On 09/18/2012 02:13 PM, Bruno Wolff III wrote:
On Tue, Sep 18, 2012 at 12:00:36 +0200, Compte Yahoo rforlot@yahoo.com wrote:
Why not. As I understand DNF is a fork of yum that uses new backend. I have a question, what is a SAT solver ? a satellite solver ?
Hello,
yes, SAT solver is a program that sees if a given boolean formula is satisfiable (and with what assignments). libsolv (the DNF backend) does just that: after it reduces the package dependency problem to a conjunctive normal form it runs its SAT solver over it to see if it's satisfiable (i.e. if any combination of all packages can be installed to respect what the user selected for installation) and with what assignments (what packages to specifically put into the transaction and install/delete/...).

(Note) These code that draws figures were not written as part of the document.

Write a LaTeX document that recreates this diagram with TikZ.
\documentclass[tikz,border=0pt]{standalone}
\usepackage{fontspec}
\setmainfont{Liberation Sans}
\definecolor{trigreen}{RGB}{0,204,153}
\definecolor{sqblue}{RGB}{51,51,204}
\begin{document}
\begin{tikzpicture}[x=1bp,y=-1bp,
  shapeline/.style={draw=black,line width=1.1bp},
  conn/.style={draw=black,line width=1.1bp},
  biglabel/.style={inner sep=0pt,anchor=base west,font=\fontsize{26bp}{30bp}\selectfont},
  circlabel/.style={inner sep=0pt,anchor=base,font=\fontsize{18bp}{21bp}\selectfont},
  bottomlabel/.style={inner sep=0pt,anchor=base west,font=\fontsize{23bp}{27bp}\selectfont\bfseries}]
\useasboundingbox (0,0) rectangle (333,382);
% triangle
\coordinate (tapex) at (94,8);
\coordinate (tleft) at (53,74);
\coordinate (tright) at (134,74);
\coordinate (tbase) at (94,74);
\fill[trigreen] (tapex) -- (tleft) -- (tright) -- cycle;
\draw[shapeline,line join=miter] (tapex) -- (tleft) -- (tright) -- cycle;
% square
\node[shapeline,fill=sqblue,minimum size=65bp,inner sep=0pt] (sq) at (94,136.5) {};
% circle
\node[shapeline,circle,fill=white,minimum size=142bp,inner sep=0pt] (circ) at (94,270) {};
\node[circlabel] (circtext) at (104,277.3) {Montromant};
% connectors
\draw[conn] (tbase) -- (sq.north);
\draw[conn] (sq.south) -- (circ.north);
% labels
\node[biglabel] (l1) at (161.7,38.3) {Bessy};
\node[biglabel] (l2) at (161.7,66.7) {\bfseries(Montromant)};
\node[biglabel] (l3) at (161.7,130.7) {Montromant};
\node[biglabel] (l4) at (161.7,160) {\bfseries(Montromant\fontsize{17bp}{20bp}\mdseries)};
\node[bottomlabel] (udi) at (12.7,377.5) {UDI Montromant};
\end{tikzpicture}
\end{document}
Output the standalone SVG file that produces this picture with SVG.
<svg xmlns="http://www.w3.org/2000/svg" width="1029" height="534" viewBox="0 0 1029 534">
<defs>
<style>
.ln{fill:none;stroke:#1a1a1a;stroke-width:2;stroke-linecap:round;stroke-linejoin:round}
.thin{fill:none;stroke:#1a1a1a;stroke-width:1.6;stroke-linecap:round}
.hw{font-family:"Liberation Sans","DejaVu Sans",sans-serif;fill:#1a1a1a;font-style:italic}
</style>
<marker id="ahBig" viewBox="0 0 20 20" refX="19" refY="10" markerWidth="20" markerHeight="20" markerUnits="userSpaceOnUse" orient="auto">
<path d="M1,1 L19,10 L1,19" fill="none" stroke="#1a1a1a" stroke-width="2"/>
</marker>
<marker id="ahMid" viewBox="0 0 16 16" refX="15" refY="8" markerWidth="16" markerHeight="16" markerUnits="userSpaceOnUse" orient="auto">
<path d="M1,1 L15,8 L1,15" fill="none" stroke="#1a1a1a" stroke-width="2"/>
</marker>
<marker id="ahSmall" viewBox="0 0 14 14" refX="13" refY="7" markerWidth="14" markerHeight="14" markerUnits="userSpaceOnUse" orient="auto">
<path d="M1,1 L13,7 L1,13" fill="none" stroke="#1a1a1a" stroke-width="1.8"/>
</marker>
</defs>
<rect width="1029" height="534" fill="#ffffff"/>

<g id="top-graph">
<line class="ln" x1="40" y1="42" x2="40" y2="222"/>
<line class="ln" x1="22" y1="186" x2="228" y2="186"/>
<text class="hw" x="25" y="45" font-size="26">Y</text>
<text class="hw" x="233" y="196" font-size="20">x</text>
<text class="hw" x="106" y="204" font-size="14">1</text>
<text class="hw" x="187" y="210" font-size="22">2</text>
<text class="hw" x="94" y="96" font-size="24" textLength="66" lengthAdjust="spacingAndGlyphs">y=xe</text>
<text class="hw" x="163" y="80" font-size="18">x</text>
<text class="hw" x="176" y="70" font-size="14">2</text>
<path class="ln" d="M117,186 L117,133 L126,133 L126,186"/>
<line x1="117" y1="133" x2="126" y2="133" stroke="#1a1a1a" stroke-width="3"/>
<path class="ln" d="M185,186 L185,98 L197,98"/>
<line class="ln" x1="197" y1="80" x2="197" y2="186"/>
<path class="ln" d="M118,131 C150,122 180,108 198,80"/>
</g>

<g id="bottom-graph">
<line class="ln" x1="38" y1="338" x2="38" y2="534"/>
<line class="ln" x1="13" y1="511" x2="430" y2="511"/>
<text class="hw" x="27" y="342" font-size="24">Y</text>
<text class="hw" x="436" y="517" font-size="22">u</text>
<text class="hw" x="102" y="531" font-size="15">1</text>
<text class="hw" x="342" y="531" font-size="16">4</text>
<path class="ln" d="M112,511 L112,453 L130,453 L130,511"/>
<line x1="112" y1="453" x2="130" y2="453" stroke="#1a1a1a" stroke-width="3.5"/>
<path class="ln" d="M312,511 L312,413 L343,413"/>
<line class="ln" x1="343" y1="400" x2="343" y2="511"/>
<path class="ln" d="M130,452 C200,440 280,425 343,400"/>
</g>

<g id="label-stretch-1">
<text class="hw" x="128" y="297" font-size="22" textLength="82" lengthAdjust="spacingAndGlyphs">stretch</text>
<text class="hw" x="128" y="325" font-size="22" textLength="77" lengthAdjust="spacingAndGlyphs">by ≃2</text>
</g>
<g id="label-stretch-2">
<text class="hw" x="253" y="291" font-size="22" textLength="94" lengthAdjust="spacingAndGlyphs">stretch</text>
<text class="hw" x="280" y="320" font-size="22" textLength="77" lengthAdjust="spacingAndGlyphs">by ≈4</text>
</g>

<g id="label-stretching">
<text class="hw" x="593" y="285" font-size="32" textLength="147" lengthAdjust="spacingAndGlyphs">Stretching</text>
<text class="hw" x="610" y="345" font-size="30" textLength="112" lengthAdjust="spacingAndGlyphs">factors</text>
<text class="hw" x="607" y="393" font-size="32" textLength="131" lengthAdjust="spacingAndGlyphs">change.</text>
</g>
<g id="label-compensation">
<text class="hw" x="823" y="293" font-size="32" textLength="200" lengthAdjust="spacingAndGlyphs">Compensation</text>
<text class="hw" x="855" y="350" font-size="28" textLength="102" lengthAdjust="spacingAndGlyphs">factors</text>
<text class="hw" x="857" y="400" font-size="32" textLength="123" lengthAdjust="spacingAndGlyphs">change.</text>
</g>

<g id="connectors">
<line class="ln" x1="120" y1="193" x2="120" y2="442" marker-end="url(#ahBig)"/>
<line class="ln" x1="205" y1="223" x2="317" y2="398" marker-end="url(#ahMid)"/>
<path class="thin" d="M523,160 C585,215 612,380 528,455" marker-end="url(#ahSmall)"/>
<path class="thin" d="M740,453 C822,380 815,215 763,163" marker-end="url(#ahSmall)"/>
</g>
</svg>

This is essentially different from what depsolvers in Yum, RPM and other packaging software do: they usually build some sort of graph of packages and their dependencies and then traverse it and add packages until all deps and constrains are satisfied. The premise of using SAT solving instead is that we get the minimal result, faster, with less memory (besides SAT solving libsolv is being very smart about how to store the package metadata).
HTH and sorry for no satellites here:)
Ales
Hi,
Release Notes updated with DNF feature.
Regards
-- *Romain Forlot*
pub 4096R/862907E5 2011-05-26 Key fingerprint = 4549 A7CA 17DC D0AA 0FE0 7953 E6A8 A0C8 8629 07E5 uid Romain Forlot rforlot@yahoo.com sub 4096R/153E34C2 2011-05-26
---- Le Wed, 19 Sep 2012 07:53:54 +0200 Ales Kozumplikakozumpl@redhat.com a écrit ----
On 09/18/2012 02:13 PM, Bruno Wolff III wrote:
On Tue, Sep 18, 2012 at 12:00:36 +0200, Compte Yahoo rforlot@yahoo.com wrote:
Why not. As I understand DNF is a fork of yum that uses new backend. I have a question, what is a SAT solver ? a satellite solver ?
Hello,
yes, SAT solver is a program that sees if a given boolean formula is satisfiable (and with what assignments). libsolv (the DNF backend) does just that: after it reduces the package dependency problem to a conjunctive normal form it runs its SAT solver over it to see if it's satisfiable (i.e. if any combination of all packages can be installed to respect what the user selected for installation) and with what assignments (what packages to specifically put into the transaction and install/delete/...).
This is essentially different from what depsolvers in Yum, RPM and other packaging software do: they usually build some sort of graph of packages and their dependencies and then traverse it and add packages until all deps and constrains are satisfied. The premise of using SAT solving instead is that we get the minimal result, faster, with less memory (besides SAT solving libsolv is being very smart about how to store the package metadata).